In India, January 26 is Republic Day, a national festival commemorating the date in 1950 when the Constitution of India became the supreme law of the land, abolishing the British Monarch as the head of state and establishing the Republic of India as the first nation to become a republic within the Commonwealth.

It was the foundation of the Indian Republic that in many ways began the modern Australia-India relationship. An independent India was able to be explicit about its goals and desires, unfettered by any residual reliance on Britain.

For instance, the Indian Constitution, unlike Australia’s, contains within it guarantees for the beneficial treatment and inclusion of marginalized groups in the political, social and economic structures of the nation.

In the Asian Century, how disconcerting must it be for our Indian, Indonesian, Chinese, and Japanese friends that we cannot shrug off sentimental and anachronistic attachments to the House of Windsor?

How odd it must look when the prime minister spruiks his engagement with Asia but then indulges in obsolete colonial sycophancy by doling out an unnecessary Australian knighthood to an über-privileged British citizen?

Or when he tells all and sundry that Australia is the greatest country in the world, but implicitly claims that we are not quite great enough to trust one of our own at the top?

Prime Minister Narendra Modi was joined in the 2015 Republic Day celebrations in India by President Barack Obama, the head of state of another proud nation that had cast off cringing and fearful obeisance to British kings and queens, declared their independence and written their own constitution to express their pride and sense of trust in their country, their identity and themselves.

But Tony Abbott and his government are looking backwards to a past focused on monarchical models.

He is stubbornly leading a government of yesterday’s men furiously advocating last century’s ideas. A century when words like “coal” and “Sir” made sense and had not been overtaken by ideas like “renewable,” “NBN,” and “mate.”

How does it sit with our claimed belief in the “fair go” when the prime minister’s preferred qualifications to be Australia’s head of state are that you must be a white, preferably male, Germanic-Briton to title born, and not an Australian of merit-earned?

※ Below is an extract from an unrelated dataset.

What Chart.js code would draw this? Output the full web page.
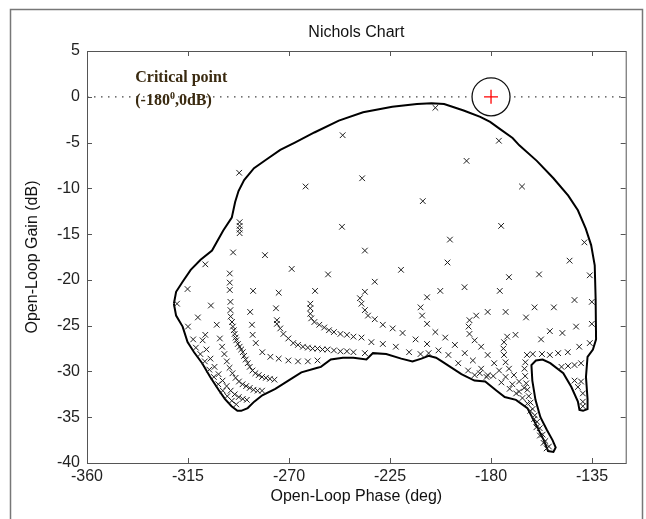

While bipartisan support is critical to the inevitable success of an Australian Republic, it is equally inevitable that the Australian Labor Party will make it happen.

At some point in the future, prompted by Labor, Australians will decide that one of their fellow Australians should be our Head of State, and will vote to amend and improve our Constitution accordingly. The question is, what are we scared of now, that Australians will not fear then?

As Bill Shorten, the Leader of the Opposition, said on Australia Day,

“Let us, in 2015, be brave enough to breathe new life into the dream of an Australian head of state…(O)ur head of state should be one of us.  An Australian Republic – a model that truly speaks for who we are: our modern identity, our place in our region and our world. “

By such a declaration, Australia will make it clear to ourselves and the world that we do trust an Australian to grow up to be appropriate for us, representative of us, and worthy of us.

Like many of the Abbott government’s policies, knighthoods have little support in the Australian community, quite simply because they look back to a medieval English political system that has no relevance in a modern Australia. And Australians won’t have a bar of it. Like India and the United States, one day we WILL place our trust in one of our own as our Australian head of state.

That day can’t come soon enough.

Lisa Singh is a Labor Senator for Tasmania and a co-convenor of the Australian Parliamentary branch of “Labor for an Australian Republic.”